A Sioux City workshop aims to combat violence against Indigenous women
A new resource to address the public health crisis of missing and murdered Indigenous women (MMIW) is launching in Sioux City this weekend.
The Great Plains Action Society is offering a series of workshops on how to heal, protect and organize against gender-based violence. The classes will focus on providing a combination of self defense lessons and culturally focused methods of healing.
“The overall goal is just to inspire our own Indigenous communities to provide the answers for ourselves,” said Trisha Etringer, director of operations at Great Plains Action Society. “But first, we have to heal ourselves. Without healing, there is no justice.”
More than 80 percent of Indigenous women experience violence in their lifetimes, according to a 2016 report from the National Institute of Justice. In 2019, homicide was the third leading cause of death among Indigenous girls aged 15 to 19 and women aged 20 to 24, according to the National Congress of American Indians.
It’s a nationwide crisis, with impacts being felt in Iowa.
Etringer said families in the Sioux City area have begun to come together to share their own experiences with losing relatives to the MMIW crisis.

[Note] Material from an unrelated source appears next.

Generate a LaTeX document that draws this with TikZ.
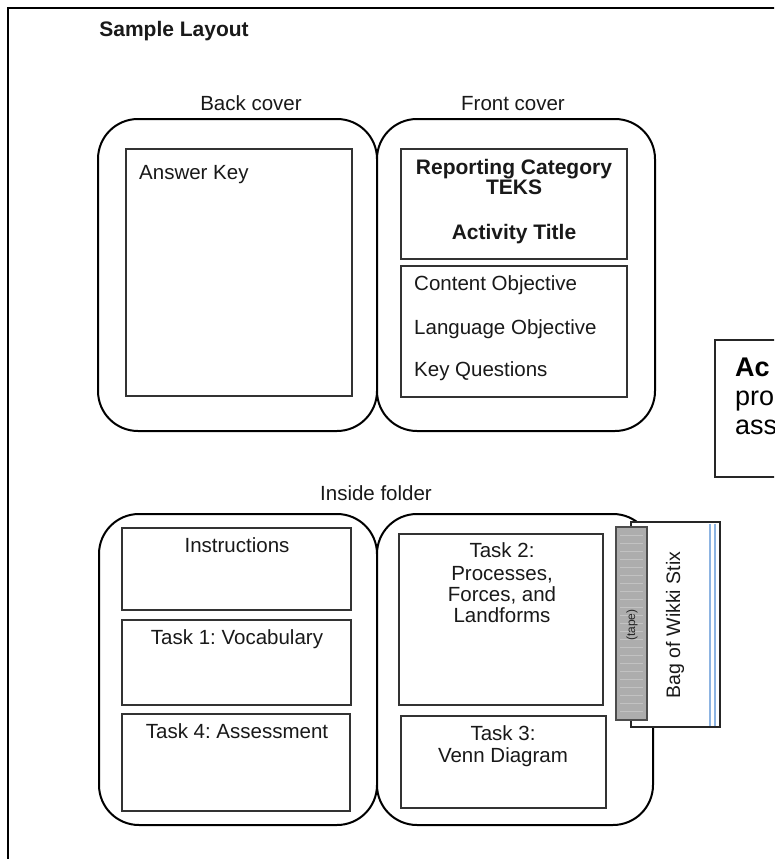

This summer, residents came together to call attention to the loss of Terri McCauley – whose 1983 murder remains unsolved by local law enforcement.
She said she hopes the workshop can act as a safe space where the community can address the impact these losses have had on local tribes, and learn to organize politically around the issue.
“It’s about building power within our own communities and taking back our narrative, basically,” Etringer said.
Monica Good Dawn signed up to attend the workshop because of her own experience of losing Indigenous loved ones to violence. She said that she hopes to find a community to heal with.
“It's not just a crisis. It's a prolonged environment of grief and mourning within our communities,” Good Dawn said. “That, unfortunately, until we have the awareness outside of our communities, just doesn't have an end in sight.”
Empowering Native women and girls
The sessions will include training on sex trafficking prevention, healthy relationships, consent, healing justice, organizing and, finally, self defense.
“It’s about building power within our own communities and taking back our narrative, basically.”Trisha Etringer, director of operations at Great Plains Action Society
Etringer said teaching Native women how to protect themselves against violence is an important tool of empowerment.
“Being able to defend ourselves and say, ‘No, I'm not going to put up with that. I'm not going to be another statistic. I'm not going to let gender based violence take my life,’” she said.
Good Dawn said she’s grateful for the opportunity to undergo another self defense course. She said she’s faced the threat of violence in the past without the knowledge of how to protect herself.
“Being able to look back at those times when I was the one having to fight for my life, I was the one having to protect myself and get myself out of those situations,” she said.
The workshop will culminate in a graduation for the up to ten women who can participate in the cohort. In the future, Etringer said she wants to offer the workshop on the Winnebago and Omaha reservations.